Present day, Tuck is 2 years and 4 months old, almost to the day, and a complete joy to be around.  The wife and I have since split up, back in November to be exact.  I still raise “our daughter”, as she is just as much my child as anyone else’s.  I raise both kids in the home that we had bought together for our family, and she has moved on to something that is better for her.  We get along great now, better than we ever have honestly.  She has a new boyfriend, who is a pretty good guy, whether I give him the benefit of doubt or not.  I’m coming around slowly, and trying to be a better person and move on from having harsh feelings toward him, as it was not his fault any of this happened.
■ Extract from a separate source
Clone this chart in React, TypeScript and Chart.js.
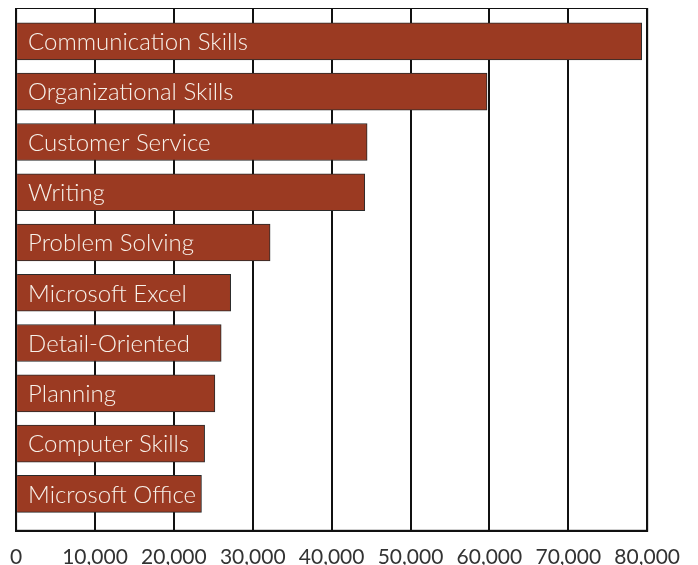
import React, { useEffect, useRef } from "react";
import { Chart, registerables } from "chart.js";

Chart.register(...registerables);

const skills = [
  "Communication Skills",
  "Organizational Skills",
  "Customer Service",
  "Writing",
  "Problem Solving",
  "Microsoft Excel",
  "Detail-Oriented",
  "Planning",
  "Computer Skills",
  "Microsoft Office",
];
const counts = [79300, 59700, 44500, 44200, 32200, 27200, 26000, 25200, 23900, 23500];
const xTicksMax = 80000;
const xTickStep = 10000;

const barLabelPlugin = {
  id: "barLabels",
  afterDatasetsDraw(chart: any) {
    const ctx = chart.ctx;
    const meta = chart.getDatasetMeta(0);
    ctx.save();
    ctx.font = "300 24px Lato";
    ctx.fillStyle = "#f7f1ea";
    ctx.textBaseline = "middle";
    ctx.textAlign = "left";
    meta.data.forEach((bar: any, i: number) => {
      ctx.fillText(skills[i], bar.base + 11, bar.y + 1);
    });
    ctx.restore();
  },
};

const framePlugin = {
  id: "frame",
  beforeDatasetsDraw(chart: any) {
    const { ctx, chartArea } = chart;
    ctx.save();
    ctx.strokeStyle = "#111";
    ctx.lineWidth = 2;
    ctx.strokeRect(chartArea.left, chartArea.top, chartArea.right - chartArea.left, chartArea.bottom - chartArea.top);
    ctx.restore();
  },
};

export default function App() {
  const ref = useRef<HTMLCanvasElement>(null);
  useEffect(() => {
    if (!ref.current) return;
    document.body.style.overflow = "hidden";
    const chart = new Chart(ref.current, {
      type: "bar",
      data: {
        labels: skills,
        datasets: [
          {
            data: counts.map((v, i) => ({ x: v, y: i })),
            backgroundColor: "#9b3a22",
            borderColor: "#2a2a2a",
            borderWidth: 1,
            barThickness: 37,
          },
        ],
      },
      options: {
        indexAxis: "y",
        responsive: false,
        animation: false,
        layout: { padding: { left: 0, right: 10, top: 0, bottom: -5 } },
        plugins: { legend: { display: false }, tooltip: { enabled: false } },
        scales: {
          x: {
            type: "linear",
            min: 0,
            max: xTicksMax,
            ticks: {
              stepSize: xTickStep,
              color: "#333",
              font: { family: "Lato", size: 21 },
              padding: 14,
              maxRotation: 0,
              callback: (v: any) => Number(v).toLocaleString("en-US"),
            },
            grid: { color: "#111", lineWidth: 2, drawTicks: false },
            border: { color: "#111", width: 2 },
          },
          y: {
            type: "linear",
            reverse: true,
            offset: false,
            min: -0.665,
            max: 9.735,
            display: false,
            ticks: { stepSize: 1 },
            grid: { display: false, offset: false },
          },
        },
      },
      plugins: [framePlugin, barLabelPlugin],
    });
    return () => chart.destroy();
  }, []);
  return (
    <div style={{ width: 698, height: 571, marginLeft: -12 }}>
      <canvas ref={ref} width={698} height={571} style={{ width: 698, height: 571 }} />
    </div>
  );
}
For the most part, life is nonstop at this point; working Monday to Friday 7:30-4:30, then home to feed and raise two kids, a dog, a frog, and two crabs, all before bed time and taking a few minutes to myself.  Between the two kids themselves, life is go, go, go.  I’m gradually pushing myself back into the whole dating scene, I feel like I may be ready, but then again.  The thing I have to consider, as a single father, is not my own heart, but my kids.  How much do I want to put them through?  Do I really want to put their hearts out there and risk hurting them if something doesn’t work out?  Children are so impressionable, and I cannot bring myself to bringing someone in their lives that they could potential love and enjoy being around, just for it to not work and take that person out of their lives.  Then repeat.

Nobody ever said the life of a single parent was easy, and let me tell you, it’s not.  Life is definitely an adventure, welcome to mine.